* begin Collected material *
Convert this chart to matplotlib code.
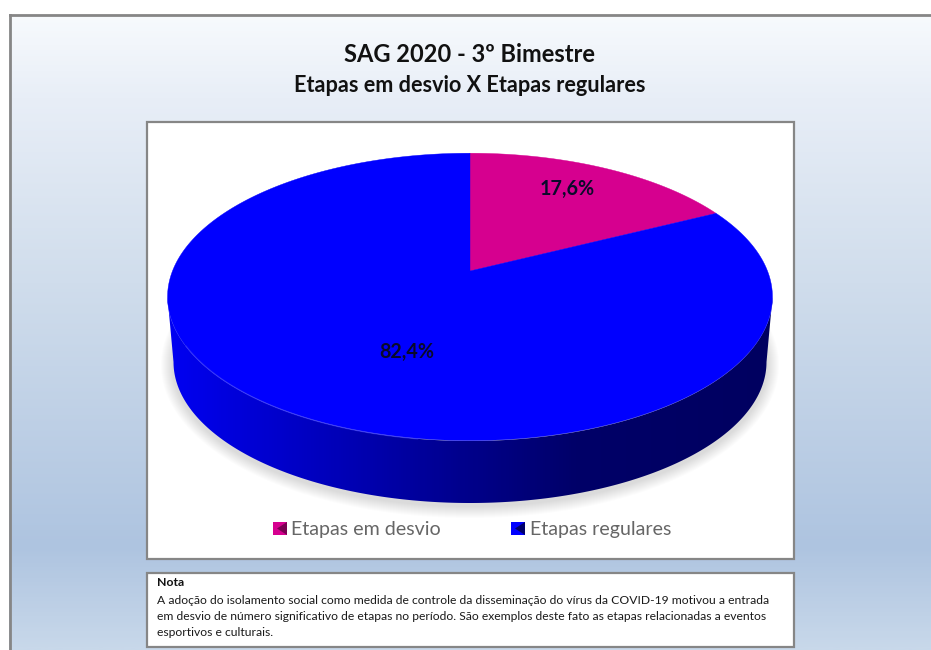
#SAG 2020 - pie chart with fake 3D look
import numpy as np
import matplotlib.pyplot as plt
from matplotlib.colors import LinearSegmentedColormap
from matplotlib.patches import Rectangle, Polygon

plt.rcParams['font.family'] = ['Lato', 'DejaVu Sans']

labels = ['Etapas em desvio', 'Etapas regulares']
values = [17.6, 82.4]
value_labels = ['17,6%', '82,4%']
colors = ['#D6008F', '#0000FF']
dark_colors = ['#7A0052', '#00006A']

title = 'SAG 2020 - 3º Bimestre'
subtitle = 'Etapas em desvio X Etapas regulares'
note_title = 'Nota'
note_lines = ['A adoção do isolamento social como medida de controle da disseminação do vírus da COVID-19 motivou a entrada',
              'em desvio de número significativo de etapas no período. São exemplos deste fato as etapas relacionadas a eventos',
              'esportivos e culturais.']

fig = plt.figure(figsize=(9.31, 6.5), dpi=100)
ax = fig.add_axes([0, 0, 1, 1])
ax.set_xlim(0, 931)
ax.set_ylim(650, 0)
ax.axis('off')

# outer panel with the vertical gradient
bg = LinearSegmentedColormap.from_list('bg', [(0, '#F7FAFD'), (0.13, '#E8EEF7'), (0.42, '#D0DDEC'),
                                              (0.84, '#AEC4E0'), (1, '#C8D8EA')])
ax.imshow(np.linspace(0, 1, 300).reshape(-1, 1), cmap=bg, extent=(9, 935, 650, 14), aspect='auto', zorder=1)
ax.plot([9.5, 9.5], [650, 14.5], color='#868686', lw=2, zorder=2)
ax.plot([9.5, 931], [14.5, 14.5], color='#868686', lw=2, zorder=2)
ax.set_xlim(0, 931)
ax.set_ylim(650, 0)

# white boxes
ax.add_patch(Rectangle((146.5, 121.5), 647.5, 437.5, fc='white', ec='#868686', lw=1.6, zorder=3))
ax.add_patch(Rectangle((146.5, 572.5), 647.5, 74.5, fc='white', ec='#868686', lw=1.6, zorder=3))

# pie in perspective: a circle seen at an angle, the centre is not the middle of the ellipse
cx, cy = 470.0, 271.0
k = 0.18
a = 297.5
b = 139.0

def project(theta):
    # theta clockwise from the top, degrees
    t = np.radians(theta)
    u, v = np.sin(t), np.cos(t)
    w = 1 + k * v
    return cx + a * u / w, cy - b * v / w

# ellipses of rim and of the base, for the side and the shadow
ex, ey, eb = 470.0, 297.0, 144.0
tt = np.linspace(0, 2 * np.pi, 400)
low = np.linspace(0, np.pi, 300)

# soft shadow under the base
for i in range(12):
    grow = 12 - i
    ax.fill(ex + (297 + grow) * np.cos(tt), 362 + 3 + (141 + grow) * np.sin(tt), color='#000000', alpha=0.012, lw=0, zorder=4)

# side of the pie
side_x = np.concatenate([ex + 302.5 * np.cos(low), ex + 296.5 * np.cos(low[::-1])])
side_y = np.concatenate([ey + eb * np.sin(low), 362 + 141 * np.sin(low[::-1])])
side = Polygon(np.column_stack([side_x, side_y]), closed=True, fc='none', ec='none', zorder=5)
ax.add_patch(side)
side_cmap = LinearSegmentedColormap.from_list('side', [(0, '#0000F2'), (0.12, '#0000D8'), (0.3, '#0000B4'),
                                                       (0.5, '#00008A'), (0.68, '#000068'), (1, '#000060')])
im = ax.imshow(np.linspace(0, 1, 300).reshape(1, -1), cmap=side_cmap, extent=(167, 773, 510, 290), aspect='auto', zorder=5)
im.set_clip_path(side)
ax.set_xlim(0, 931)
ax.set_ylim(650, 0)

# top slices from the values
start = 0.0
for i in range(len(values)):
    end = start + values[i] / sum(values) * 360
    th = np.linspace(start, end, 300)
    px, py = project(th)
    ax.fill(np.r_[cx, px], np.r_[cy, py], color=colors[i], lw=0.3, zorder=6)
    start = end

# light line on the front left edge of the top
edge = np.linspace(np.radians(100), np.radians(160), 100)
ax.plot(ex + 302 * np.cos(edge), ey + 144 * np.sin(edge), color='#3A3AFF', lw=1, alpha=0.5, zorder=6)

label_pos = [(567, 189), (407, 352)]
for i in range(len(values)):
    ax.text(label_pos[i][0], label_pos[i][1], value_labels[i], fontsize=14.2, fontweight='bold', color='#0A0A2A',
            ha='center', va='center', zorder=7)

ax.text(470, 54, title, fontsize=17, fontweight='bold', color='#111111', ha='center', va='center', zorder=7)
ax.text(470, 85, subtitle, fontsize=15.6, fontweight='bold', color='#111111', ha='center', va='center', zorder=7)

# legend
legend_x = [273, 511]
text_x = [291, 530]
for i in range(len(labels)):
    x0 = legend_x[i]
    ax.add_patch(Rectangle((x0, 522), 14, 13, fc=colors[i], ec='none', zorder=7))
    ax.add_patch(Polygon([(x0 + 4, 528.5), (x0 + 14, 522), (x0 + 14, 535)], closed=True, fc=dark_colors[i], ec='none', zorder=7))
    ax.text(text_x[i], 529, labels[i], fontsize=14.1, color='#666666', ha='left', va='center', zorder=7)

# note
ax.text(157, 583, note_title, fontsize=8.8, fontweight='bold', color='#111111', ha='left', va='center', zorder=7)
note_y = [600, 617, 633]
for i in range(len(note_lines)):
    ax.text(157, note_y[i], note_lines[i], fontsize=8.78, color='#1A1A1A', ha='left', va='center', zorder=7)

fig.savefig('out.png', dpi=100)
* end Collected material *
Task directions:
Each line of the data should be quoted exactly, with pictures left out.

Final answer:
Convert this chart to matplotlib code.
#SAG 2020 - pie chart with fake 3D look
import numpy as np
import matplotlib.pyplot as plt
from matplotlib.colors import LinearSegmentedColormap
from matplotlib.patches import Rectangle, Polygon

plt.rcParams['font.family'] = ['Lato', 'DejaVu Sans']

labels = ['Etapas em desvio', 'Etapas regulares']
values = [17.6, 82.4]
value_labels = ['17,6%', '82,4%']
colors = ['#D6008F', '#0000FF']
dark_colors = ['#7A0052', '#00006A']

title = 'SAG 2020 - 3º Bimestre'
subtitle = 'Etapas em desvio X Etapas regulares'
note_title = 'Nota'
note_lines = ['A adoção do isolamento social como medida de controle da disseminação do vírus da COVID-19 motivou a entrada',
              'em desvio de número significativo de etapas no período. São exemplos deste fato as etapas relacionadas a eventos',
              'esportivos e culturais.']

fig = plt.figure(figsize=(9.31, 6.5), dpi=100)
ax = fig.add_axes([0, 0, 1, 1])
ax.set_xlim(0, 931)
ax.set_ylim(650, 0)
ax.axis('off')

# outer panel with the vertical gradient
bg = LinearSegmentedColormap.from_list('bg', [(0, '#F7FAFD'), (0.13, '#E8EEF7'), (0.42, '#D0DDEC'),
                                              (0.84, '#AEC4E0'), (1, '#C8D8EA')])
ax.imshow(np.linspace(0, 1, 300).reshape(-1, 1), cmap=bg, extent=(9, 935, 650, 14), aspect='auto', zorder=1)
ax.plot([9.5, 9.5], [650, 14.5], color='#868686', lw=2, zorder=2)
ax.plot([9.5, 931], [14.5, 14.5], color='#868686', lw=2, zorder=2)
ax.set_xlim(0, 931)
ax.set_ylim(650, 0)

# white boxes
ax.add_patch(Rectangle((146.5, 121.5), 647.5, 437.5, fc='white', ec='#868686', lw=1.6, zorder=3))
ax.add_patch(Rectangle((146.5, 572.5), 647.5, 74.5, fc='white', ec='#868686', lw=1.6, zorder=3))

# pie in perspective: a circle seen at an angle, the centre is not the middle of the ellipse
cx, cy = 470.0, 271.0
k = 0.18
a = 297.5
b = 139.0

def project(theta):
    # theta clockwise from the top, degrees
    t = np.radians(theta)
    u, v = np.sin(t), np.cos(t)
    w = 1 + k * v
    return cx + a * u / w, cy - b * v / w

# ellipses of rim and of the base, for the side and the shadow
ex, ey, eb = 470.0, 297.0, 144.0
tt = np.linspace(0, 2 * np.pi, 400)
low = np.linspace(0, np.pi, 300)

# soft shadow under the base
for i in range(12):
    grow = 12 - i
    ax.fill(ex + (297 + grow) * np.cos(tt), 362 + 3 + (141 + grow) * np.sin(tt), color='#000000', alpha=0.012, lw=0, zorder=4)

# side of the pie
side_x = np.concatenate([ex + 302.5 * np.cos(low), ex + 296.5 * np.cos(low[::-1])])
side_y = np.concatenate([ey + eb * np.sin(low), 362 + 141 * np.sin(low[::-1])])
side = Polygon(np.column_stack([side_x, side_y]), closed=True, fc='none', ec='none', zorder=5)
ax.add_patch(side)
side_cmap = LinearSegmentedColormap.from_list('side', [(0, '#0000F2'), (0.12, '#0000D8'), (0.3, '#0000B4'),
                                                       (0.5, '#00008A'), (0.68, '#000068'), (1, '#000060')])
im = ax.imshow(np.linspace(0, 1, 300).reshape(1, -1), cmap=side_cmap, extent=(167, 773, 510, 290), aspect='auto', zorder=5)
im.set_clip_path(side)
ax.set_xlim(0, 931)
ax.set_ylim(650, 0)

# top slices from the values
start = 0.0
for i in range(len(values)):
    end = start + values[i] / sum(values) * 360
    th = np.linspace(start, end, 300)
    px, py = project(th)
    ax.fill(np.r_[cx, px], np.r_[cy, py], color=colors[i], lw=0.3, zorder=6)
    start = end

# light line on the front left edge of the top
edge = np.linspace(np.radians(100), np.radians(160), 100)
ax.plot(ex + 302 * np.cos(edge), ey + 144 * np.sin(edge), color='#3A3AFF', lw=1, alpha=0.5, zorder=6)

label_pos = [(567, 189), (407, 352)]
for i in range(len(values)):
    ax.text(label_pos[i][0], label_pos[i][1], value_labels[i], fontsize=14.2, fontweight='bold', color='#0A0A2A',
            ha='center', va='center', zorder=7)

ax.text(470, 54, title, fontsize=17, fontweight='bold', color='#111111', ha='center', va='center', zorder=7)
ax.text(470, 85, subtitle, fontsize=15.6, fontweight='bold', color='#111111', ha='center', va='center', zorder=7)

# legend
legend_x = [273, 511]
text_x = [291, 530]
for i in range(len(labels)):
    x0 = legend_x[i]
    ax.add_patch(Rectangle((x0, 522), 14, 13, fc=colors[i], ec='none', zorder=7))
    ax.add_patch(Polygon([(x0 + 4, 528.5), (x0 + 14, 522), (x0 + 14, 535)], closed=True, fc=dark_colors[i], ec='none', zorder=7))
    ax.text(text_x[i], 529, labels[i], fontsize=14.1, color='#666666', ha='left', va='center', zorder=7)

# note
ax.text(157, 583, note_title, fontsize=8.8, fontweight='bold', color='#111111', ha='left', va='center', zorder=7)
note_y = [600, 617, 633]
for i in range(len(note_lines)):
    ax.text(157, note_y[i], note_lines[i], fontsize=8.78, color='#1A1A1A', ha='left', va='center', zorder=7)

fig.savefig('out.png', dpi=100)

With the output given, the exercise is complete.